§ **GIVEN DATA**:
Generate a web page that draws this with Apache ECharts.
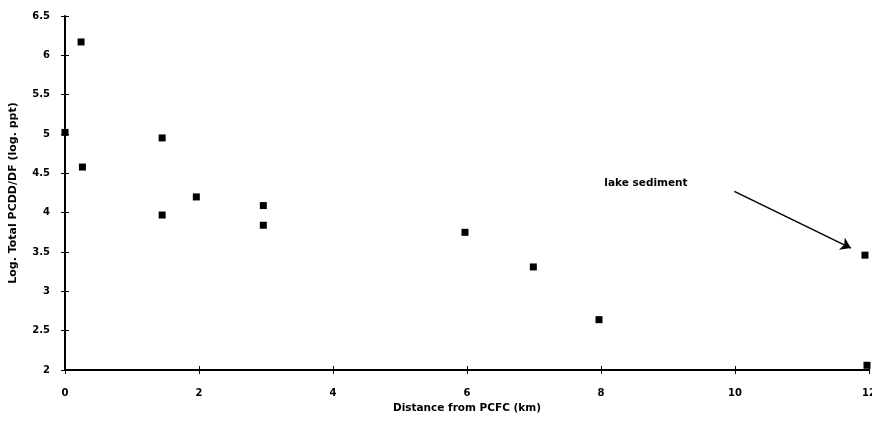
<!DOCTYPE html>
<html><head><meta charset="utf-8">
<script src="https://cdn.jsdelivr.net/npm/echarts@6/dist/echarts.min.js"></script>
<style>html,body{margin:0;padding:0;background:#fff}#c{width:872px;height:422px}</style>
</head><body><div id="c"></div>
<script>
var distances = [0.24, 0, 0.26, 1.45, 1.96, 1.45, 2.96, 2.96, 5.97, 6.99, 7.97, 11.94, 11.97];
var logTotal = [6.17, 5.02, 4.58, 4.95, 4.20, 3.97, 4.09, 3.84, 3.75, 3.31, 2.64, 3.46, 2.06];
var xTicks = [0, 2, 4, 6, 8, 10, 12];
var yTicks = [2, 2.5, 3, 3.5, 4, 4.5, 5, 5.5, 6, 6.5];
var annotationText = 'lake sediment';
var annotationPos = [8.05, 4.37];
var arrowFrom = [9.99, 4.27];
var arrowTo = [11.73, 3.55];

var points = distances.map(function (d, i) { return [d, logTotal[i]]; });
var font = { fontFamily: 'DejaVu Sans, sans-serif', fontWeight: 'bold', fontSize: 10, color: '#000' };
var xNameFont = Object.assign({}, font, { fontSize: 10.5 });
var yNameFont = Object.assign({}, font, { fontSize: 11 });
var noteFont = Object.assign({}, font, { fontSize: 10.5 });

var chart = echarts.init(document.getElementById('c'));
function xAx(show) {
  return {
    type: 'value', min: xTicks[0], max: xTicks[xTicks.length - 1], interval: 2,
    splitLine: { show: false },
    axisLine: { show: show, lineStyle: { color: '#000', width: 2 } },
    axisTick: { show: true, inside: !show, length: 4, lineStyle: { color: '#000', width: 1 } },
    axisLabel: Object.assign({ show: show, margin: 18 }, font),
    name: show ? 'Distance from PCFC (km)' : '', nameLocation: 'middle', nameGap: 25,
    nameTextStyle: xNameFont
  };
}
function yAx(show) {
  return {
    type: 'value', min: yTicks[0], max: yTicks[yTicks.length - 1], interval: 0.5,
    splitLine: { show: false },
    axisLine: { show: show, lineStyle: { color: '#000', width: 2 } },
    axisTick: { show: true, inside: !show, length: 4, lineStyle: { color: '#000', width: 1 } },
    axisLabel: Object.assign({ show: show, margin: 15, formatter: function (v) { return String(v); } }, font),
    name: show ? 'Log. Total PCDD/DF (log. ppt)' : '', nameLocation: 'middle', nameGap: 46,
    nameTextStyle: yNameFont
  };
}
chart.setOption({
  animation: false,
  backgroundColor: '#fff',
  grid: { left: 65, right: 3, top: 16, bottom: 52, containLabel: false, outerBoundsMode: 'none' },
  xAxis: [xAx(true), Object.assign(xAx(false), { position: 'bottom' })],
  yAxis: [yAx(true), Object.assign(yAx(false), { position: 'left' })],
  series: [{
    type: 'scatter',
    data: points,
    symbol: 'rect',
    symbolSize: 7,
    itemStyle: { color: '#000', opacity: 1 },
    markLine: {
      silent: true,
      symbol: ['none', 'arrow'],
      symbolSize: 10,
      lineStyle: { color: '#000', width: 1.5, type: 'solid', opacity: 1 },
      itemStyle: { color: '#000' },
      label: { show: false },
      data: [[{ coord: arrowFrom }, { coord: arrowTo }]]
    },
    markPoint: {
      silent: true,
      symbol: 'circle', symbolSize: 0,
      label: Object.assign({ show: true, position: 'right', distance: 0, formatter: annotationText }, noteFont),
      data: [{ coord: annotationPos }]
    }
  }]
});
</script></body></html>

§ **YOUR TASK**: Print the listing above in full, exactly as written. Omit any pictures.

§ **REPLY TO THE TASK**:
Generate a web page that draws this with Apache ECharts.
<!DOCTYPE html>
<html><head><meta charset="utf-8">
<script src="https://cdn.jsdelivr.net/npm/echarts@6/dist/echarts.min.js"></script>
<style>html,body{margin:0;padding:0;background:#fff}#c{width:872px;height:422px}</style>
</head><body><div id="c"></div>
<script>
var distances = [0.24, 0, 0.26, 1.45, 1.96, 1.45, 2.96, 2.96, 5.97, 6.99, 7.97, 11.94, 11.97];
var logTotal = [6.17, 5.02, 4.58, 4.95, 4.20, 3.97, 4.09, 3.84, 3.75, 3.31, 2.64, 3.46, 2.06];
var xTicks = [0, 2, 4, 6, 8, 10, 12];
var yTicks = [2, 2.5, 3, 3.5, 4, 4.5, 5, 5.5, 6, 6.5];
var annotationText = 'lake sediment';
var annotationPos = [8.05, 4.37];
var arrowFrom = [9.99, 4.27];
var arrowTo = [11.73, 3.55];

var points = distances.map(function (d, i) { return [d, logTotal[i]]; });
var font = { fontFamily: 'DejaVu Sans, sans-serif', fontWeight: 'bold', fontSize: 10, color: '#000' };
var xNameFont = Object.assign({}, font, { fontSize: 10.5 });
var yNameFont = Object.assign({}, font, { fontSize: 11 });
var noteFont = Object.assign({}, font, { fontSize: 10.5 });

var chart = echarts.init(document.getElementById('c'));
function xAx(show) {
  return {
    type: 'value', min: xTicks[0], max: xTicks[xTicks.length - 1], interval: 2,
    splitLine: { show: false },
    axisLine: { show: show, lineStyle: { color: '#000', width: 2 } },
    axisTick: { show: true, inside: !show, length: 4, lineStyle: { color: '#000', width: 1 } },
    axisLabel: Object.assign({ show: show, margin: 18 }, font),
    name: show ? 'Distance from PCFC (km)' : '', nameLocation: 'middle', nameGap: 25,
    nameTextStyle: xNameFont
  };
}
function yAx(show) {
  return {
    type: 'value', min: yTicks[0], max: yTicks[yTicks.length - 1], interval: 0.5,
    splitLine: { show: false },
    axisLine: { show: show, lineStyle: { color: '#000', width: 2 } },
    axisTick: { show: true, inside: !show, length: 4, lineStyle: { color: '#000', width: 1 } },
    axisLabel: Object.assign({ show: show, margin: 15, formatter: function (v) { return String(v); } }, font),
    name: show ? 'Log. Total PCDD/DF (log. ppt)' : '', nameLocation: 'middle', nameGap: 46,
    nameTextStyle: yNameFont
  };
}
chart.setOption({
  animation: false,
  backgroundColor: '#fff',
  grid: { left: 65, right: 3, top: 16, bottom: 52, containLabel: false, outerBoundsMode: 'none' },
  xAxis: [xAx(true), Object.assign(xAx(false), { position: 'bottom' })],
  yAxis: [yAx(true), Object.assign(yAx(false), { position: 'left' })],
  series: [{
    type: 'scatter',
    data: points,
    symbol: 'rect',
    symbolSize: 7,
    itemStyle: { color: '#000', opacity: 1 },
    markLine: {
      silent: true,
      symbol: ['none', 'arrow'],
      symbolSize: 10,
      lineStyle: { color: '#000', width: 1.5, type: 'solid', opacity: 1 },
      itemStyle: { color: '#000' },
      label: { show: false },
      data: [[{ coord: arrowFrom }, { coord: arrowTo }]]
    },
    markPoint: {
      silent: true,
      symbol: 'circle', symbolSize: 0,
      label: Object.assign({ show: true, position: 'right', distance: 0, formatter: annotationText }, noteFont),
      data: [{ coord: annotationPos }]
    }
  }]
});
</script></body></html>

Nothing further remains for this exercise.